In order to gather additional information about present expenditure on energy the federation decided it would conduct a mini enumeration to rapidly assess affordability across Jinja’s informal settlements. For communities requiring a loan for the purchase of fittings or batteries the federation noted that SUUBI (Uganda’s federation-established Urban Poor Fund) could provide loans that would be monitored by the local SUUBI loan team in the same way they monitor sanitation and livelihood loans.
The federation members were excited by the prospect of communities coming to the center every four days to charge their batteries. This, they agreed would enhance the dialogue between the federation and communities across Jinja around their incremental upgrading needs. Some slum dwellers may begin with an energy upgrade and move on to upgrade their sanitation situation or the permanence of their house using the low-cost materials available on site. During visits for charging the community can explore the materials center – which may eventually more appropriately be called a Resource Center for Incremental Upgrading and view various prototypes or create their own. In the process the dialogue and practice of incremental upgrading will grow, wholly driven by the local community.

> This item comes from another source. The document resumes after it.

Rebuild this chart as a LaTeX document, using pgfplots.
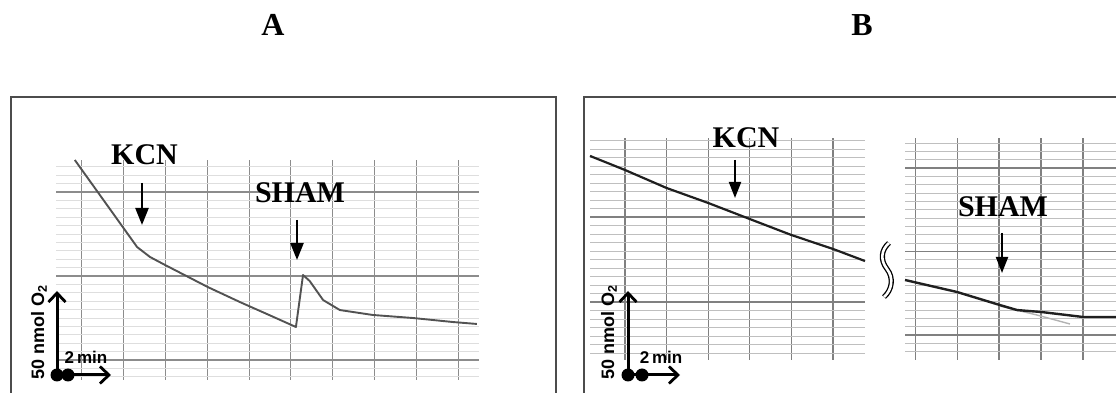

The skillful athlete had blown us away with his left and right hooks and came in for the knock out punch. Head of the Jinja federation’s negotiation committee, Joseph Sserunjoji stood at the end of the meeting to challenge the professionals: “The question is not if we are ready, but if YOU are ready?” And that’s when the … err … heart got excited. This community is in charge of a precedent-setting project for incremental, in situ, affordable, inclusive urban development and is impatient for the rest of us to catch up.